James (Jack) Cummins (1773–1849) was a Texas farmer, public official and a colonist of Stephen F. Austin's first settlement in Texas.

==Early life and family==
James (Jack) Cummins was born circa 1773. He became interested in Texas from as early as July 15, 1819, while operating a salt business on the south side of the Caddo River in Arkansas. He was in Texas before June 1822 and settled on the east bank of the Colorado River, opposite the community at Beason's Ferry, site of the present town of Columbus. While he was returning east to gather his family, an Indian raid destroyed his corn crop, leaving them without provisions when they arrived. Cummins and his wife, Rebecca, were the parents of six children.

==Career==
He became mayor (alcalde) of San Felipe de Austin on August 16, 1823, and served for four years. On July 5, 1824, as one of Stephen F. Austin's Old Three Hundred, he was granted six leagues and a labor of land in current Colorado and Austin counties. A land bonus was granted to him for his efforts to build both a lumber and grist mill in the new colony. The census of March 1826 listed him as a farmer and stock raiser aged over fifty. His home was a community center on the Colorado River, and he took an active part in all colonial affairs, serving on committees, drafting petitions, and carrying on extensive correspondence with Stephen F. Austin.

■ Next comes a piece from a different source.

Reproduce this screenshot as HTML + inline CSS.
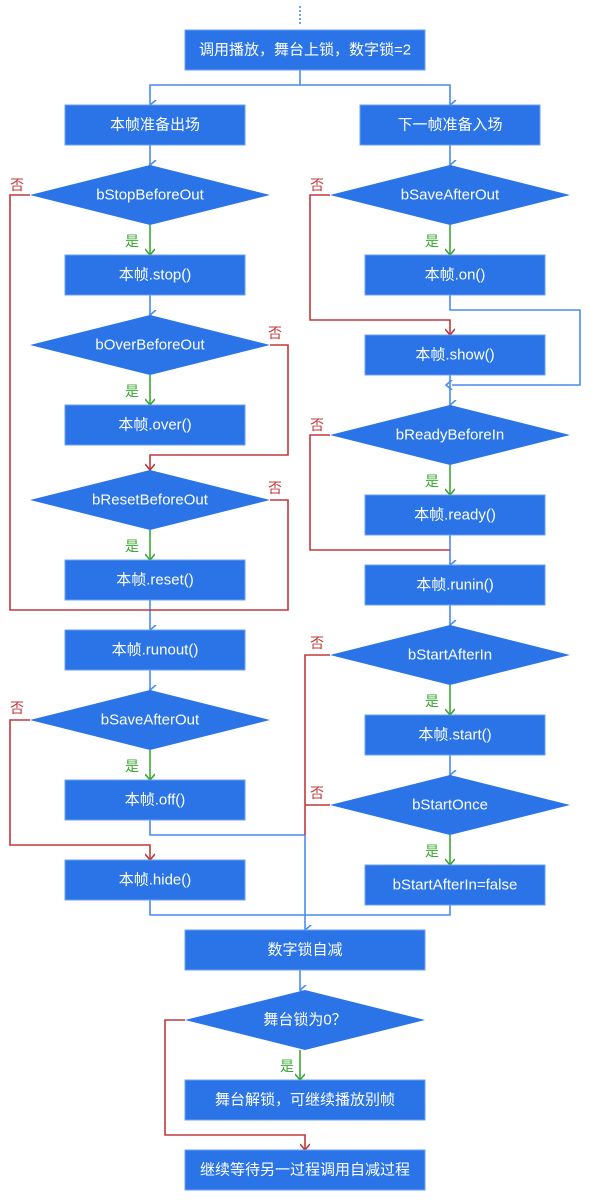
<!DOCTYPE html>
<html><head><meta charset="utf-8"><style>body{margin:0;background:#fff}svg{display:block}text{font-family:"Liberation Sans","Noto Sans CJK SC",sans-serif}</style></head><body>
<svg width="600" height="1200" viewBox="0 0 600 1200" xmlns="http://www.w3.org/2000/svg">
<defs>
<marker id="ab" markerWidth="10" markerHeight="10" refX="5" refY="8" orient="auto-start-reverse" markerUnits="userSpaceOnUse"><path d="M0,2 L5,8 L10,2" fill="none" stroke="#4a8cf0" stroke-width="1.6"/></marker>
<marker id="ag" markerWidth="10" markerHeight="10" refX="5" refY="8" markerUnits="userSpaceOnUse"><path d="M0,2 L5,8 L10,2" fill="none" stroke="#3aa832" stroke-width="1.6"/></marker>
<marker id="ar" markerWidth="10" markerHeight="10" refX="5" refY="8" markerUnits="userSpaceOnUse"><path d="M0,2 L5,8 L10,2" fill="none" stroke="#c0393b" stroke-width="1.6"/></marker>
<marker id="al" markerWidth="10" markerHeight="10" refX="8" refY="5" markerUnits="userSpaceOnUse"><path d="M8,0 L2,5 L8,10" fill="none" stroke="#4a8cf0" stroke-width="1.6"/></marker>
</defs>
<g fill="none" stroke-width="1.6">
<line x1="300" y1="6" x2="300" y2="26" stroke="#4a8cf0" stroke-dasharray="2,2"/>
<g stroke="#4a8cf0">
<path d="M300,70 V85 H150 V105" marker-end="url(#ab)"/>
<path d="M300,85 H450 V105" marker-end="url(#ab)"/>
<path d="M150,145 V165" marker-end="url(#ab)"/>
<path d="M150,295 V315" marker-end="url(#ab)"/>
<path d="M150,600 V630" marker-end="url(#ab)"/>
<path d="M150,670 V690" marker-end="url(#ab)"/>
<path d="M150,820 V835 H305 V930" marker-end="url(#ab)"/>
<path d="M150,900 V915 H450 V905"/>
<path d="M450,145 V165" marker-end="url(#ab)"/>
<path d="M450,295 V310 H580 V385 H452" marker-end="url(#al)"/>
<path d="M450,375 V405" marker-end="url(#ab)"/>
<path d="M450,535 V565" marker-end="url(#ab)"/>
<path d="M450,605 V625" marker-end="url(#ab)"/>
<path d="M450,755 V775" marker-end="url(#ab)"/>
<path d="M300,970 V990" marker-end="url(#ab)"/>
</g>
<g stroke="#3aa832">
<path d="M150,225 V255" marker-end="url(#ag)"/>
<path d="M150,375 V405" marker-end="url(#ag)"/>
<path d="M150,530 V560" marker-end="url(#ag)"/>
<path d="M150,750 V780" marker-end="url(#ag)"/>
<path d="M450,225 V255" marker-end="url(#ag)"/>
<path d="M450,465 V495" marker-end="url(#ag)"/>
<path d="M450,685 V715" marker-end="url(#ag)"/>
<path d="M450,835 V865" marker-end="url(#ag)"/>
<path d="M300,1050 V1080" marker-end="url(#ag)"/>
</g>
<g stroke="#c0393b">
<path d="M30,195 H10 V610 H288 V500 H270"/>
<path d="M270,345 H288 V455 H150 V470" marker-end="url(#ar)"/>
<path d="M30,720 H10 V845 H150 V860" marker-end="url(#ar)"/>
<path d="M330,195 H310 V320 H450 V335" marker-end="url(#ar)"/>
<path d="M330,435 H310 V550 H450"/>
<path d="M330,655 H305 V835"/>
<path d="M330,805 H305"/>
<path d="M185,1020 H165 V1135 H305 V1150" marker-end="url(#ar)"/>
</g>
</g>
<g fill="#2a74e8" stroke="#6aa0f0" stroke-width="1">
<rect x="185" y="30" width="240" height="40"/>
<rect x="65" y="105" width="180" height="40"/>
<rect x="360" y="105" width="180" height="40"/>
<rect x="65" y="255" width="180" height="40"/>
<rect x="65" y="405" width="180" height="40"/>
<rect x="65" y="560" width="180" height="40"/>
<rect x="65" y="630" width="180" height="40"/>
<rect x="65" y="780" width="180" height="40"/>
<rect x="65" y="860" width="180" height="40"/>
<rect x="365" y="255" width="180" height="40"/>
<rect x="365" y="335" width="180" height="40"/>
<rect x="365" y="495" width="180" height="40"/>
<rect x="365" y="565" width="180" height="40"/>
<rect x="365" y="715" width="180" height="40"/>
<rect x="365" y="865" width="180" height="40"/>
<rect x="185" y="930" width="240" height="40"/>
<rect x="185" y="1080" width="240" height="40"/>
<rect x="185" y="1150" width="240" height="40"/>
<path d="M30,195 L150,165 L270,195 L150,225Z" stroke="none"/>
<path d="M30,345 L150,315 L270,345 L150,375Z" stroke="none"/>
<path d="M30,500 L150,470 L270,500 L150,530Z" stroke="none"/>
<path d="M30,720 L150,690 L270,720 L150,750Z" stroke="none"/>
<path d="M330,195 L450,165 L570,195 L450,225Z" stroke="none"/>
<path d="M330,435 L450,405 L570,435 L450,465Z" stroke="none"/>
<path d="M330,655 L450,625 L570,655 L450,685Z" stroke="none"/>
<path d="M330,805 L450,775 L570,805 L450,835Z" stroke="none"/>
<path d="M185,1020 L305,990 L425,1020 L305,1050Z" stroke="none"/>
</g>
<g fill="#fff" font-size="15" text-anchor="middle" dominant-baseline="central">
<text x="305" y="50">调用播放，舞台上锁，数字锁=2</text>
<text x="155" y="125">本帧准备出场</text>
<text x="450" y="125">下一帧准备入场</text>
<text x="150" y="195">bStopBeforeOut</text>
<text x="155" y="275">本帧.stop()</text>
<text x="150" y="345">bOverBeforeOut</text>
<text x="155" y="425">本帧.over()</text>
<text x="150" y="500">bResetBeforeOut</text>
<text x="155" y="580">本帧.reset()</text>
<text x="155" y="650">本帧.runout()</text>
<text x="150" y="720">bSaveAfterOut</text>
<text x="155" y="800">本帧.off()</text>
<text x="155" y="880">本帧.hide()</text>
<text x="450" y="195">bSaveAfterOut</text>
<text x="455" y="275">本帧.on()</text>
<text x="455" y="355">本帧.show()</text>
<text x="450" y="435">bReadyBeforeIn</text>
<text x="455" y="515">本帧.ready()</text>
<text x="455" y="585">本帧.runin()</text>
<text x="450" y="655">bStartAfterIn</text>
<text x="455" y="735">本帧.start()</text>
<text x="450" y="805">bStartOnce</text>
<text x="455" y="885">bStartAfterIn=false</text>
<text x="305" y="950">数字锁自减</text>
<text x="305" y="1020">舞台锁为0？</text>
<text x="305" y="1100">舞台解锁，可继续播放别帧</text>
<text x="305" y="1170">继续等待另一过程调用自减过程</text>
</g>
<g font-size="14" fill="#3aa832" text-anchor="middle">
<text x="132" y="246">是</text><text x="132" y="396">是</text><text x="132" y="551">是</text><text x="132" y="771">是</text>
<text x="432" y="246">是</text><text x="432" y="486">是</text><text x="432" y="706">是</text><text x="432" y="856">是</text>
<text x="287" y="1071">是</text>
</g>
<g font-size="14" fill="#c0393b" text-anchor="middle">
<text x="17" y="190">否</text><text x="275" y="338">否</text><text x="275" y="493">否</text><text x="17" y="713">否</text>
<text x="317" y="190">否</text><text x="317" y="430">否</text><text x="317" y="648">否</text><text x="317" y="798">否</text>
</g>
</svg>
</body></html>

He was with the group of settlers who went to Nacogdoches to put down the Fredonian Rebellion, but was too old to fight in the Texas Revolution. He lived on Cummins Creek, now in Colorado County, until his death in 1849.

==Citations==
- Eugene C. Barker, ed., The Austin Papers (3 vols., Washington: GPO, 1924–28).
- Eugene C. Barker, ed., "Minutes of the Ayuntamiento of San Felipe de Austin, 1828–1832," 12 parts, Southwestern Historical Quarterly 21–24 (January 1918-October 1920).
- Lester G. Bugbee, "The Old Three Hundred: A List of Settlers in Austin's First Colony," Quarterly of the Texas State Historical Association 1 (October 1897). Colorado County Historical Commission, Colorado County Chronicles from the Beginning to 1923 (2 vols., Austin: Nortex, 1986).